The original assignment was to find a real-world problem and create a plan to take action to solve the problem. The team thought about mental health, specifically related to the ongoing coronavirus pandemic, noting it has affected their peers in notable ways.
“We know a lot of people who have experienced mental health issues, and we just thought it was a really important issue, and people should really learn a little more about what’s happening,” said Schaad.
White agreed. “Everyone is dealing with something, no one is perfectly fine.”
As part of their plan, the team worked with a school guidance counselor who spoke to the 8th graders about mental health, including what happens physiologically to the brain when students get stressed out, which the team said was informative and helpful. They also contacted school officials and encouraged them to create a club “where kids can go if they feel like they need to talk to someone,” and contacted local and state government officials to raise awareness about mental health issues.
Another part of the team’s action plan was to create a GoFundMe account, where they say, “Being teenagers, we have seen the effects of mental health issues on our friends, family, and community. We are striving to help provide awareness, and a sense of security to those suffering from mental illness.”
As of press time, the team was more than halfway to its goal of $7,000 which will be donated to the National Alliance on Mental Illness (NAMI).
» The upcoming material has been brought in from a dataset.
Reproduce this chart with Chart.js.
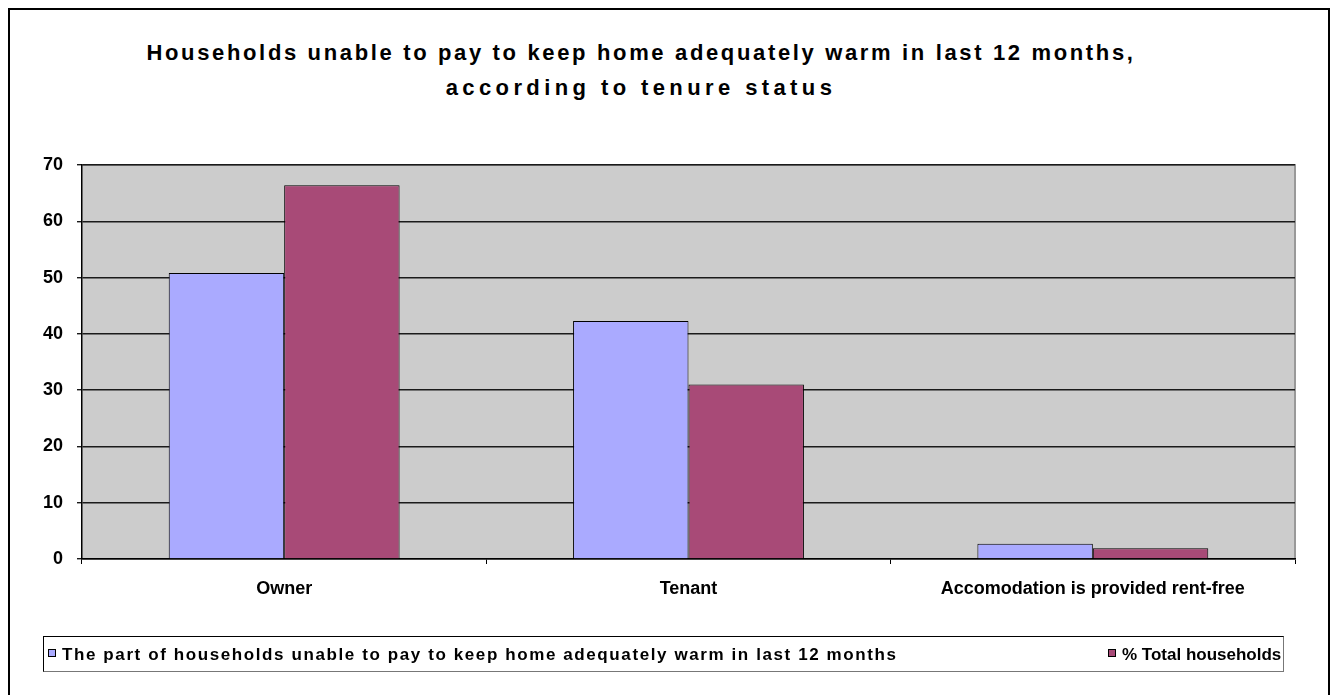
<!DOCTYPE html>
<html>
<head>
<meta charset="utf-8">
<script src="https://cdn.jsdelivr.net/npm/chart.js@4.4.0/dist/chart.umd.min.js"></script>
<style>
  body { margin: 0; background: #fff; font-family: "Liberation Sans", Arial, sans-serif; }
  #wrap { position: relative; width: 1338px; height: 695px; overflow: hidden; }
  #frame { position: absolute; left: 8px; top: 8px; width: 1318px; height: 700px; border: 2px solid #000; }
  #title { position: absolute; left: 0; top: 35px; width: 1282px; text-align: center;
           font-weight: bold; font-size: 22px; line-height: 35px; color: #000; }
  #title span { display: block; }
  #title .l1 { letter-spacing: 2.65px; }
  #title .l2 { letter-spacing: 4.4px; }
  #legend { position: absolute; left: 43px; top: 636px; width: 1239px; height: 34px;
            border: 1px solid #000; border-right-color: #777; border-bottom-color: #777; }
  .item { position: absolute; top: 8px; font-weight: bold; font-size: 17px; color: #000; white-space: nowrap; }
  .swatch { display: inline-block; width: 6px; height: 6px; border: 1px solid #000; margin-right: 6px; vertical-align: 3px; }
  canvas { position: absolute; left: 0; top: 0; }
</style>
</head>
<body>
<div id="wrap">
  <div id="frame"></div>
  <div id="title"><span class="l1">Households unable to pay to keep home adequately warm in last 12 months,</span><span class="l2">according to tenure status</span></div>
  <canvas id="barChart" width="1338" height="695"></canvas>
  <div id="legend"></div>
</div>
<script>
// chart data
var categories = ['Owner', 'Tenant', 'Accomodation is provided rent-free'];
var seriesNames = ['The part of households unable to pay to keep home adequately warm in last 12 months', '% Total households'];
var unablePart = [50.8, 42.3, 2.7];
var totalHouseholds = [66.4, 31.0, 1.9];
var yTicks = [0, 10, 20, 30, 40, 50, 60, 70];

var colors = ['#AAAAFF', '#A84A77'];

// html legend, laid out like the original excel one
var legendPos = [4, 1064];
var legendSpacing = ['1.6px', '0px'];
var legend = document.getElementById('legend');
seriesNames.forEach(function (name, i) {
  var item = document.createElement('div');
  item.className = 'item';
  item.style.left = legendPos[i] + 'px';
  item.style.letterSpacing = legendSpacing[i];
  var sw = document.createElement('span');
  sw.className = 'swatch';
  sw.style.background = colors[i];
  item.appendChild(sw);
  item.appendChild(document.createTextNode(name));
  legend.appendChild(item);
});

// grey plot area behind the bars
var plotBackground = {
  id: 'plotBackground',
  beforeDraw: function (chart) {
    var ctx = chart.ctx, a = chart.chartArea;
    ctx.save();
    ctx.fillStyle = '#CCCCCC';
    ctx.fillRect(a.left, a.top, a.right - a.left, a.bottom - a.top);
    ctx.strokeStyle = '#999999';
    ctx.lineWidth = 2;
    ctx.beginPath();
    ctx.moveTo(a.left, a.top);
    ctx.lineTo(a.right, a.top);
    ctx.lineTo(a.right, a.bottom);
    ctx.stroke();
    ctx.restore();
  }
};

var tickFont = { family: '"Liberation Sans", Arial, sans-serif', weight: 'bold', size: 18 };

var barChart = new Chart(document.getElementById('barChart'), {
  type: 'bar',
  data: {
    labels: categories,
    datasets: [
      { label: seriesNames[0], data: unablePart, backgroundColor: colors[0], borderColor: '#000', borderWidth: 1 },
      { label: seriesNames[1], data: totalHouseholds, backgroundColor: colors[1], borderColor: '#000', borderWidth: 1 }
    ]
  },
  options: {
    responsive: false,
    devicePixelRatio: 1,
    animation: false,
    layout: { padding: { top: 165, right: 43, bottom: 96, left: 0 } },
    datasets: { bar: { categoryPercentage: 0.571, barPercentage: 1.0 } },
    plugins: {
      legend: { display: false },
      title: { display: false },
      tooltip: { enabled: false }
    },
    scales: {
      x: {
        offset: true,
        grid: { offset: true, drawOnChartArea: false, drawTicks: true, tickLength: 5, color: '#000' },
        border: { display: true, color: '#000', width: 1.5 },
        ticks: { font: tickFont, color: '#000', padding: 14, maxRotation: 0 },
        afterFit: function (scale) { scale.height = 40; }
      },
      y: {
        min: 0,
        max: 70,
        afterBuildTicks: function (scale) {
          scale.ticks = yTicks.map(function (v) { return { value: v }; });
        },
        grid: { color: '#1a1a1a', lineWidth: 1.4, tickLength: 5 },
        border: { display: true, color: '#000', width: 1.5 },
        ticks: { font: tickFont, color: '#000', padding: 14 },
        afterFit: function (scale) { scale.width = 82; }
      }
    }
  },
  plugins: [plotBackground]
});
</script>
</body>
</html>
While researching their project, the team was surprised to learn that mental health issues are prevalent, and the cost of getting treatment is expensive.
Created by Sophia White as part of a civic action plan to raise awareness for mental health issues. Credit: Sophia White.
“I never knew that people had to pay to get treatment,” said White. “When we started the project, and we did our research, I thought ‘Wow, that’s a lot of money!’ For clinical depression, it would cost around $7,000 to be in the hospital for eight days.”
The girls say they have received so much positive feedback from friends, family, and the community – especially after their efforts were featured on Boston 25 News in early June – so they know the issue is important to a lot of people.
Even though school is out for the summer, and the girls will be freshmen next year, they say they will continue their efforts.
“I think we should stick with the project because it’s a really important thing, it’s not just a school project,” said Schaad.
“It’s a real problem and we just want to be a few of the people to advocate, to raise more public awareness about it,” said White.
Asked what they learned doing the project, White said, “I learned anyone can make a difference. If you believe enough in something, and you believe that it’s worth the work, then you can do anything.”
Schaad agreed. “We’re just eighth graders and we’ve made such a change already.”